My artwork has been round the world. I took part in a competition for disabled artists responding to poems written by disabled people organized by the Japanese Broadcasting Company and I had to produce an artwork in response to a poem. This was a haiku – 17 syllables and three lines – and when I got it, I thought, surely there must be much more to it than this! The Exhibition was called ‘One Heart One World’ and the artwork had to contain the image of a heart in some way. First of all they came and collected and it flew out to Osaka then it flew back to the Winter Olympics at Salt Lake City, and then it came to London where David and I went to the private view where we met the poet laureate, Andrew Motion. We saw all the other pieces of work which came from Japan and America and England. Then it flew back to Tokyo for two years and then after two or three years it actually returned to me.
[Shows the artwork.] This was framed by the people concerned.
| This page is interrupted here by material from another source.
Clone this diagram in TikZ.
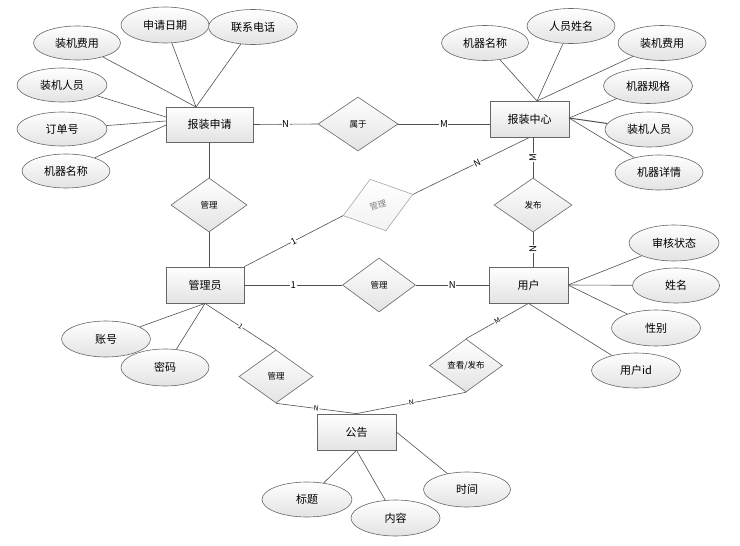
\documentclass[tikz,border=0pt]{standalone}
\usepackage{fontspec}
\setmainfont{Noto Sans CJK SC}
\usetikzlibrary{shapes.geometric,shadows}
\definecolor{lc}{HTML}{505050}
\definecolor{bc}{HTML}{666666}
\begin{document}
\begin{tikzpicture}[x=1pt,y=-1pt,
 ent/.style={rectangle, draw=bc, line width=0.8pt, top color=white, bottom color=black!11, minimum width=79pt, minimum height=36pt, inner sep=0pt, font=\fontsize{11}{13}\selectfont},
 attr/.style={ellipse, draw=bc, line width=0.6pt, top color=white, bottom color=black!11, minimum width=88pt, minimum height=35pt, inner sep=0pt, font=\fontsize{11}{13}\selectfont},
 rel/.style={diamond, draw=bc, line width=0.6pt, top color=white, bottom color=black!11, minimum width=75pt, minimum height=54pt, inner sep=0pt, font=\fontsize{8.5}{10}\selectfont},
 con/.style={draw=lc, line width=0.6pt},
 lab/.style={fill=white, inner sep=0.6pt, font=\fontsize{9.5}{10}\selectfont},
 slab/.style={fill=white, inner sep=0.4pt, font=\fontsize{9}{10}\selectfont, sloped},
 sslab/.style={fill=white, inner sep=0.3pt, font=\fontsize{7}{8}\selectfont, sloped}
]
\useasboundingbox (0,0) rectangle (740,546);

% entities
\node[ent, minimum width=87pt, minimum height=35pt] (bzsq) at (209.5,124.5) {报装申请};
\node[ent] (bzzx) at (529.5,119) {报装中心};
\node[ent, minimum width=78pt] (gly) at (205,285) {管理员};
\node[ent] (yh) at (528.5,285) {用户};
\node[ent] (gg) at (356.5,432) {公告};

% relationships
\node[rel, minimum width=80pt] (sy) at (358,124) {属于};
\node[rel, minimum width=76pt] (gl1) at (209,205) {管理};
\node[rel, minimum width=78pt] (fb) at (533,205) {发布};
\node[rel, minimum width=73pt] (gl2) at (379,285) {管理};
\node[rel, minimum width=73pt, minimum height=53pt] (ckfb) at (466,365.5) {查看/发布};
\node[rel, minimum width=74pt, minimum height=53pt] (gl3) at (276,376.5) {管理};
\node[rel, draw=black!35, top color=white, bottom color=black!5, text=black!50, rotate=17, minimum width=73pt, minimum height=54pt] (gl4) at (378,205) {管理};

% attributes of 报装申请
\node[attr, minimum width=87pt, minimum height=34pt] (a1) at (77,43) {装机费用};
\node[attr, minimum height=36pt] (a2) at (165,25) {申请日期};
\node[attr, minimum width=89pt] (a3) at (253,27) {联系电话};
\node[attr, minimum width=90pt, minimum height=34pt] (a4) at (62,85) {装机人员};
\node[attr, minimum width=90pt, minimum height=34pt] (a5) at (62,129) {订单号};
\node[attr, minimum height=34pt] (a6) at (66,171) {机器名称};

% attributes of 报装中心
\node[attr, minimum width=87pt] (b1) at (485,43) {机器名称};
\node[attr] (b2) at (571,26) {人员姓名};
\node[attr] (b3) at (662,43) {装机费用};
\node[attr, minimum width=89pt] (b4) at (648,86) {机器规格};
\node[attr] (b5) at (649,129.5) {装机人员};
\node[attr] (b6) at (659,172.5) {机器详情};

% attributes of 用户
\node[attr, minimum width=90pt, minimum height=36pt] (c1) at (674,243) {审核状态};
\node[attr, minimum width=87pt] (c2) at (676,285.5) {姓名};
\node[attr, minimum width=89pt, minimum height=36pt] (c3) at (656,328) {性别};
\node[attr, minimum width=89pt] (c4) at (636,370.5) {用户id};

% attributes of 管理员
\node[attr, minimum width=89pt, minimum height=36pt] (d1) at (106,339) {账号};
\node[attr, minimum height=37pt] (d2) at (165,367.5) {密码};

% attributes of 公告
\node[attr, minimum width=90pt] (e1) at (307,499.5) {标题};
\node[attr, minimum width=89pt, minimum height=36pt] (e2) at (395.5,518) {内容};
\node[attr, minimum width=87pt] (e3) at (467,489.5) {时间};

% attachment points
\coordinate (pA) at (196,107);
\coordinate (pB1) at (166,117);
\coordinate (pB2) at (166,121);
\coordinate (pB3) at (166,125);
\coordinate (pC) at (537,101);
\coordinate (pD) at (569,118);
\coordinate (pE) at (568,285);

% attribute connectors
\draw[con] (a1) -- (pA);
\draw[con] (a2) -- (pA);
\draw[con] (a3) -- (pA);
\draw[con] (a4) -- (pB1);
\draw[con] (a5) -- (pB2);
\draw[con] (a6) -- (pB3);
\draw[con] (b1) -- (pC);
\draw[con] (b2) -- (pC);
\draw[con] (b3) -- (pC);
\draw[con] (b4) -- (pD);
\draw[con, line width=1pt] (b5) -- (pD);
\draw[con] (b6) -- (pD);
\draw[con] (c1) -- (pE);
\draw[con] (c2) -- (pE);
\draw[con] (c3) -- (pE);
\draw[con] (c4) -- (yh.south);
\draw[con] (d1) -- (gly.south);
\draw[con] (d2) -- (gly.south);
\draw[con] (e1) -- (gg.south);
\draw[con] (e2) -- (gg.south);
\draw[con] (e3) -- (gg.east);

% relationship connectors
\draw[con] (bzsq.east) -- node[lab]{N} (sy.west);
\draw[con] (sy.east) -- node[lab]{M} (sy.east -| bzzx.west);
\draw[con] (gl1.north |- bzsq.south) -- (gl1.north);
\draw[con] (gl1.south) -- (gl1.south |- gly.north);
\draw[con] (fb.north |- bzzx.south) -- node[lab, rotate=90]{M} (fb.north);
\draw[con] (fb.south) -- node[lab, rotate=90]{N} (fb.south |- yh.north);
\draw[con] (gly.east) -- node[lab]{1} (gl2.west);
\draw[con] (gl2.east) -- node[lab]{N} (yh.west);
\draw[con] (gly.north east) -- node[slab]{1} (gl4.west);
\draw[con] (gl4.east) -- node[slab, pos=0.55]{N} (bzzx.south);
\draw[con] (gly.south) -- node[sslab]{1} (gl3.north);
\draw[con] (gl3.south) -- node[sslab]{N} (gg.north);
\draw[con] (gg.north) -- node[sslab]{N} (ckfb.south);
\draw[con] (ckfb.north) -- node[sslab]{M} (yh.south);
\end{tikzpicture}
\end{document}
It was a three line poem so here are the three elements…
The poem went something like, ‘You have torn my heart from my sleeve and I now wear it in my boots’ or something like that. One heart, one world. It is made in hand-made paper, with silkscreen printing. The Japanese handmade paper tradition. The first is made of stinging nettles, a garden with rose-petals in. The next is made from flax and the last one is made from clay and flax. (That’s the terracotta colour and the heart in it.) And it’s tied together with seagrass. It is just my interpretation. I don’t know what the actual poet thought of it, I didn’t get to meet him, he wasn’t at the private view – although I did hear some poets complaining that they didn’t like their artwork. It was a response to the artwork; it wasn’t meant to be a visual interpretation of it.
I was a member of Norwich Print Fair and I used to take part in their print exhibitions which they hold in September. I don’t do that now, I think gradually as you get older and you are disabled, things get more difficult to do.
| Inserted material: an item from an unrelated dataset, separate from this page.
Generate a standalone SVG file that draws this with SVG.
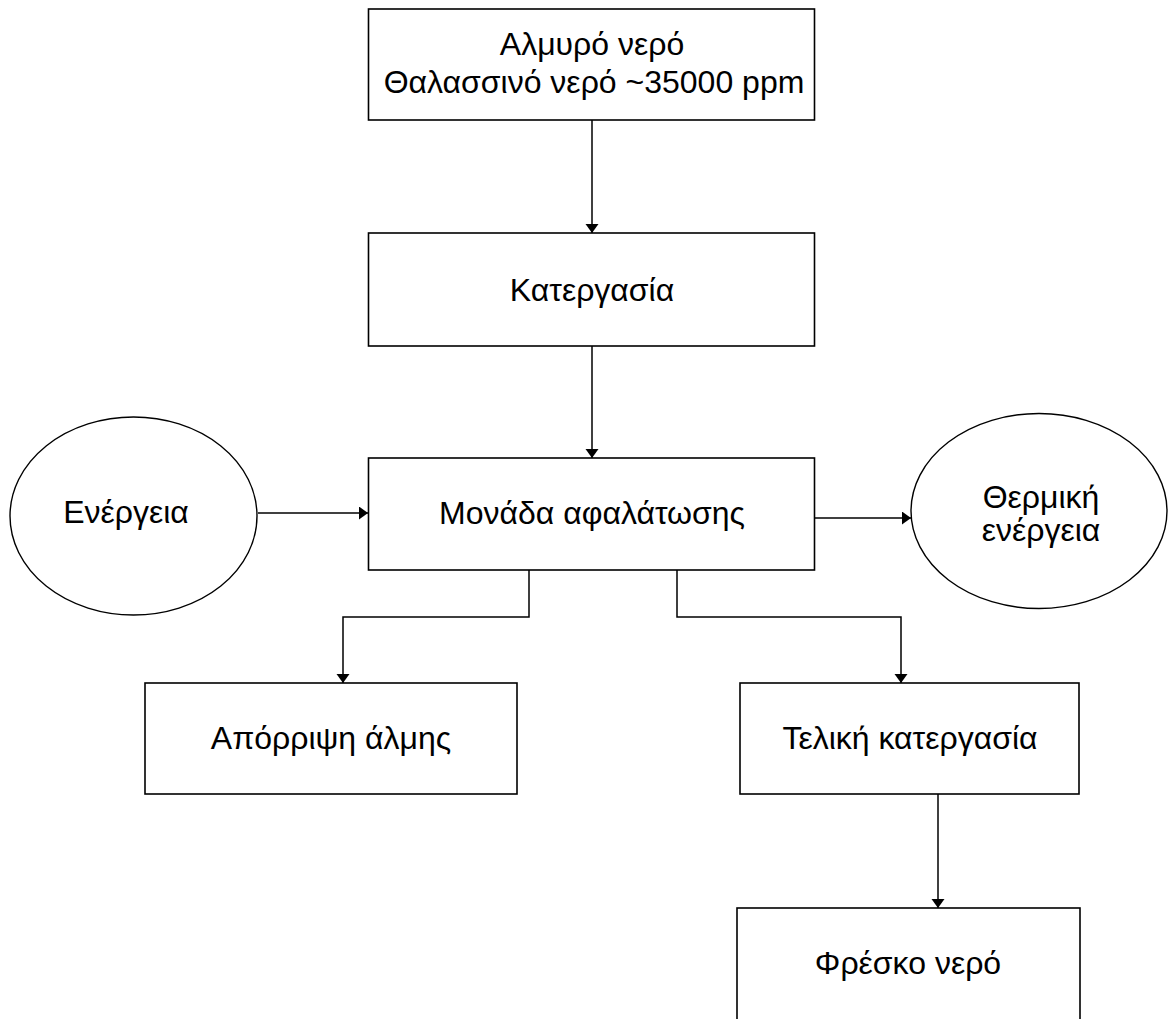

I did the art degree more as something to do, because in those days there wasn’t this culture of, ‘Oh let’s get the disabled all back to work again, they’re all skiving, and lots of them could work.’ I have to admit that if I had had the right job, which would probably have been a desk job, I could have worked but I think that would probably have been equally as boring as working at a building society. So that is really why I went back to college and did the art degree and did print-making and paper making. I used to do that at home. But as you get older it gets increasingly difficult to do it. So, I now do more photography and make things like DVDs and collected together all the old family photos. My husband has got more than a hundred years of family photos. Collected all those together and made a DVD of them.
It was more something to keep my mind occupied and just an enjoyable thing. I am lucky really. I have done a lot of things that I enjoyed. Some people spend their whole working life in a job they hate, but I haven’t.
Margaret (b. 1943) talking to WISEArchive on 22nd November 2010 in North Walsham.